Given exercise
Everything from the line containing "Write the matplotlib code for this chart." through the line containing "err_hi = [1.73, 1.40]" must be written out exactly, and nothing more; leave any pictures out.

Given data
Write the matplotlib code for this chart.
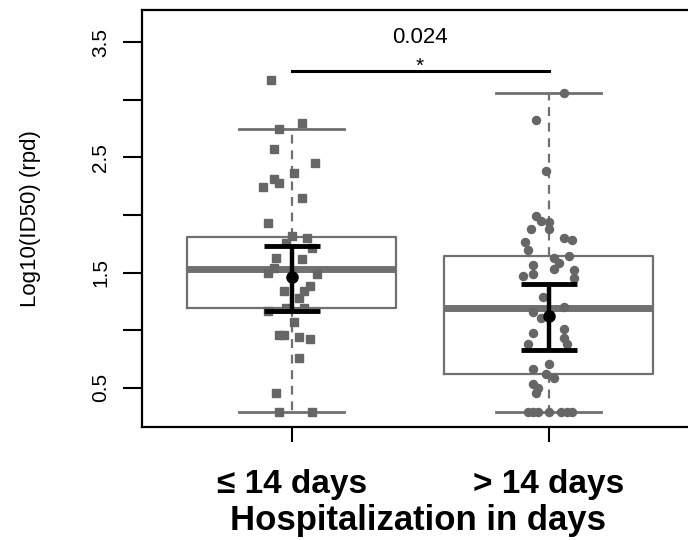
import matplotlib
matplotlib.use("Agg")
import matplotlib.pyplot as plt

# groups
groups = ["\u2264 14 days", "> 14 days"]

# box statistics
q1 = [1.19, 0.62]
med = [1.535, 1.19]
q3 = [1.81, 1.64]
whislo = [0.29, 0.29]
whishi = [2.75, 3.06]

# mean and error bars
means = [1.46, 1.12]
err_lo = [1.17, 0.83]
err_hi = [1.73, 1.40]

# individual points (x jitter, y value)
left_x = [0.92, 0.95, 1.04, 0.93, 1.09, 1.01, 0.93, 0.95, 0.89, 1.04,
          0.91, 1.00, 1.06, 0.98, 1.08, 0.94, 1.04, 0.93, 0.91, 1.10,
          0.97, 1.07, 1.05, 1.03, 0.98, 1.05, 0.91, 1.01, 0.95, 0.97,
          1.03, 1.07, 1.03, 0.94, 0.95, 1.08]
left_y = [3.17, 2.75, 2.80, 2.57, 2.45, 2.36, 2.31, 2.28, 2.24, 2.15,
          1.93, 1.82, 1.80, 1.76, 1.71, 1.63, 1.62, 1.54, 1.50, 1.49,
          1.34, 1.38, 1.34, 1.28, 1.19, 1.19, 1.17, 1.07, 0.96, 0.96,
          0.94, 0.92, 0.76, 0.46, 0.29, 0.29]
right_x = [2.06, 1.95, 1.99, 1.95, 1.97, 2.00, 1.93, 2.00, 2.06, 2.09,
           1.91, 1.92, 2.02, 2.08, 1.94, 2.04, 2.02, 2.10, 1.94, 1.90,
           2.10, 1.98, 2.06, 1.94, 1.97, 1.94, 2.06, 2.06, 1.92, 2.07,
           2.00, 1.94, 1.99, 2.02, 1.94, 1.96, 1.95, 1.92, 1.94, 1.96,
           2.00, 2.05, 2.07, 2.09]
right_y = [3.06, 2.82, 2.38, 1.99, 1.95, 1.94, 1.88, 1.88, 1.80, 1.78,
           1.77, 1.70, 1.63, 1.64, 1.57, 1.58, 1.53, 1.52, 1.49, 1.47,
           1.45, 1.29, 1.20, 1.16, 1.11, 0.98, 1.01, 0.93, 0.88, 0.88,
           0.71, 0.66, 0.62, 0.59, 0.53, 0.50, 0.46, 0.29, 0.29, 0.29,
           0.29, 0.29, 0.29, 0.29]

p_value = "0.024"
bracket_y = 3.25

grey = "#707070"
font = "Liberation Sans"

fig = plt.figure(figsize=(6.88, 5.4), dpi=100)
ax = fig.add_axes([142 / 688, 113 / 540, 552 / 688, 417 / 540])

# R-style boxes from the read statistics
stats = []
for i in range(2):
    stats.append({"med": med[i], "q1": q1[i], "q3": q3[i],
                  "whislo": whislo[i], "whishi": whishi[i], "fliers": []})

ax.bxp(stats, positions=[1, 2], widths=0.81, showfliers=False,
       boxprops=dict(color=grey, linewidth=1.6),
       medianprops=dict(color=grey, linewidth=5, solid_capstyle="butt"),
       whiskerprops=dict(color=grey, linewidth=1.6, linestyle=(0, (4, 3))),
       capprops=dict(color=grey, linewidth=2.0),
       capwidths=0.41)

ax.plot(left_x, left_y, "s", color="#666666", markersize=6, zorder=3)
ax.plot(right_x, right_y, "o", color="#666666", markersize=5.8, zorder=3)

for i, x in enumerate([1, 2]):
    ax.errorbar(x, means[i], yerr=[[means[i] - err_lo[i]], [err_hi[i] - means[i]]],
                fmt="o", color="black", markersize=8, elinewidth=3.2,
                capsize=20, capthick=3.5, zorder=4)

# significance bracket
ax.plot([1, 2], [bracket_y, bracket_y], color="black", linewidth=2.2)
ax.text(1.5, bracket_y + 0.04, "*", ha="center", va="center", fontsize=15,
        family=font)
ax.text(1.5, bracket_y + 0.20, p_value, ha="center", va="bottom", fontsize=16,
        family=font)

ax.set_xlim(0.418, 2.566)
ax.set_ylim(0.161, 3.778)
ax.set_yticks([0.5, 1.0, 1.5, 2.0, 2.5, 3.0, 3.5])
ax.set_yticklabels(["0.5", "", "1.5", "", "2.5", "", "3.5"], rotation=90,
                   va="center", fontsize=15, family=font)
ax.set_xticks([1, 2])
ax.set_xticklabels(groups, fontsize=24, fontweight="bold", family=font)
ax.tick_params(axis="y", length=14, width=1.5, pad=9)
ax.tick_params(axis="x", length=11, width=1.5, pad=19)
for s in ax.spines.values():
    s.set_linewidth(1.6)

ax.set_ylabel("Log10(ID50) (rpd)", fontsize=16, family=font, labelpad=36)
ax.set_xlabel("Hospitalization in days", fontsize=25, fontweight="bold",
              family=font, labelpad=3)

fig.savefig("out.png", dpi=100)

--

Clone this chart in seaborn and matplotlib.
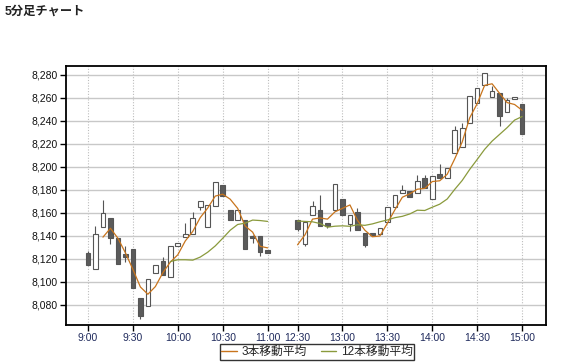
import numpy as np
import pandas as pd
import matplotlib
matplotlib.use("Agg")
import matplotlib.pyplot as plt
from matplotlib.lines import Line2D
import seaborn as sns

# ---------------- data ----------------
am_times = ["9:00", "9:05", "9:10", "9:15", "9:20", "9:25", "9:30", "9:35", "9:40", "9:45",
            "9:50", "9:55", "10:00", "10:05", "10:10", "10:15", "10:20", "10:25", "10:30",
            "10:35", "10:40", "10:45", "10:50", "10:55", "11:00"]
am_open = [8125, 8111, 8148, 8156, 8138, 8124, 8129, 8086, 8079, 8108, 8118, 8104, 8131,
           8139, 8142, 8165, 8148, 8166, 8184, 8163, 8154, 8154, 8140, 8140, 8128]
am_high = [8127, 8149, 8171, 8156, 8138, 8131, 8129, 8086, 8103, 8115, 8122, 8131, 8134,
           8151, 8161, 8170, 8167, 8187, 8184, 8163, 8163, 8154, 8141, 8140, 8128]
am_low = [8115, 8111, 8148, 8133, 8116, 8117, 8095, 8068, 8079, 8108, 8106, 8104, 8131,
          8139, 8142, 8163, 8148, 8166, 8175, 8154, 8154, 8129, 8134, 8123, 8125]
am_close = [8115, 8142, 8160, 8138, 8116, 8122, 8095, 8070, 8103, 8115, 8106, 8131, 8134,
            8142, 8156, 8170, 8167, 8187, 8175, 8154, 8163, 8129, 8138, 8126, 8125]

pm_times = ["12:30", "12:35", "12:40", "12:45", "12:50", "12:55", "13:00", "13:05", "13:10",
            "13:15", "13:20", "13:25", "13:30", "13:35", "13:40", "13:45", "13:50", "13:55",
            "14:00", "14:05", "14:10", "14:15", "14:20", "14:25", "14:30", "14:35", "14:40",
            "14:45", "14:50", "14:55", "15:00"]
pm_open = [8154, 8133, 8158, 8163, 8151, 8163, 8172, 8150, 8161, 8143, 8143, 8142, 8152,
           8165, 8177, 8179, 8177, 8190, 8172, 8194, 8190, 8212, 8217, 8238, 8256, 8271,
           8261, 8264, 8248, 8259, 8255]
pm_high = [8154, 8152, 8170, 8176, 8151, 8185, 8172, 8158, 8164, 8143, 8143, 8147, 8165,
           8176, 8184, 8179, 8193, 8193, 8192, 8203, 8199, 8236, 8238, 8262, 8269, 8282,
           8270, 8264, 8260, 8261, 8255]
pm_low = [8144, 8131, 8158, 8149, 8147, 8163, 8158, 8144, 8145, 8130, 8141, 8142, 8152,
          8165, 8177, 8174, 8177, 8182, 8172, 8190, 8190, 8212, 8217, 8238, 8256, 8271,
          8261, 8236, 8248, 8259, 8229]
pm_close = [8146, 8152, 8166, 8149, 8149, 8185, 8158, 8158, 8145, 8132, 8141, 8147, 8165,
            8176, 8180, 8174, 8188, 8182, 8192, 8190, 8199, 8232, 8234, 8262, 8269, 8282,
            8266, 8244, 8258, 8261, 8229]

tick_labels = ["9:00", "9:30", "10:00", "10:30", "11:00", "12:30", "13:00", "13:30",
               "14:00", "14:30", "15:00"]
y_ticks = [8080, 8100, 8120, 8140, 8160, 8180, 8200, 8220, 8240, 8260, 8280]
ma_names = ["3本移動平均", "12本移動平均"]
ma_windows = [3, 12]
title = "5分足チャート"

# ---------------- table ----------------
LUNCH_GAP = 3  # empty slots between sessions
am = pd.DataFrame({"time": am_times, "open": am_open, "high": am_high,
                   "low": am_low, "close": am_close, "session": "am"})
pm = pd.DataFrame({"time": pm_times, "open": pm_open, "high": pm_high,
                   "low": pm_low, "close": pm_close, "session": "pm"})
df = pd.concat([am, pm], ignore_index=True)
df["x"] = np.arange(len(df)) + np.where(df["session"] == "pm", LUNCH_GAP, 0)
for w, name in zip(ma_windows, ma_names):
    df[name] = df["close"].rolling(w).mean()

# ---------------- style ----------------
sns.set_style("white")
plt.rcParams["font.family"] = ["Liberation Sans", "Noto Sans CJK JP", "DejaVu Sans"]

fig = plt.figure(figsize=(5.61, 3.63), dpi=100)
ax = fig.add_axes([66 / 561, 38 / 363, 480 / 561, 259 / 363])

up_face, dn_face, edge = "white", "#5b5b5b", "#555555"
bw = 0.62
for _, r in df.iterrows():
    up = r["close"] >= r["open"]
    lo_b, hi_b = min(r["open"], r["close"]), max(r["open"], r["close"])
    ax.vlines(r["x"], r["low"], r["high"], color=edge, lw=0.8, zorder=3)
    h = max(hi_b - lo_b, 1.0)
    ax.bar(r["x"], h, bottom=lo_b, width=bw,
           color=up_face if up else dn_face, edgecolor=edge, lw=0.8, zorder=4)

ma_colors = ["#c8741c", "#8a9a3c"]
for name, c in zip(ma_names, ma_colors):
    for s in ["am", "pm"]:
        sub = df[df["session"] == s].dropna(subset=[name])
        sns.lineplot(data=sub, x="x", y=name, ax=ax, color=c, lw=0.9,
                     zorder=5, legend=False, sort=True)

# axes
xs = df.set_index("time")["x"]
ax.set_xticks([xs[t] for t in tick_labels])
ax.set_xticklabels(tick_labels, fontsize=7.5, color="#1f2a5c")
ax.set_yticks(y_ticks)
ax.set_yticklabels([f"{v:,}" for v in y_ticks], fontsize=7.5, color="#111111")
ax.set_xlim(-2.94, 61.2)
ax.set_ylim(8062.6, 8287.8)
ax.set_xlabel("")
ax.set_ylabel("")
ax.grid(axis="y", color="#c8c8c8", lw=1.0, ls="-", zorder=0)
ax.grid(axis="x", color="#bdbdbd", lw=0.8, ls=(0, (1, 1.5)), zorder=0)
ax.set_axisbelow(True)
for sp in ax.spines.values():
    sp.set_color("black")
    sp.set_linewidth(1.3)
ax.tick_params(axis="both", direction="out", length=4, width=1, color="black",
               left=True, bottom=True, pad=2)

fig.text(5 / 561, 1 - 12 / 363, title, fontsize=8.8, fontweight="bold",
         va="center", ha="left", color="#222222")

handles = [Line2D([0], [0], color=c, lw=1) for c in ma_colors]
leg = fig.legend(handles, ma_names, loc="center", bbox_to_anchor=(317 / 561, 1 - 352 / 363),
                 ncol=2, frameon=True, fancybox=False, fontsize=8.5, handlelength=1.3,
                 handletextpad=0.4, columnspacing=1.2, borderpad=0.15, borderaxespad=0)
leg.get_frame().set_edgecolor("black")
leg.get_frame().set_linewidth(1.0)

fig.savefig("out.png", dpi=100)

Solution to the problem
Write the matplotlib code for this chart.
import matplotlib
matplotlib.use("Agg")
import matplotlib.pyplot as plt

# groups
groups = ["\u2264 14 days", "> 14 days"]

# box statistics
q1 = [1.19, 0.62]
med = [1.535, 1.19]
q3 = [1.81, 1.64]
whislo = [0.29, 0.29]
whishi = [2.75, 3.06]

# mean and error bars
means = [1.46, 1.12]
err_lo = [1.17, 0.83]
err_hi = [1.73, 1.40]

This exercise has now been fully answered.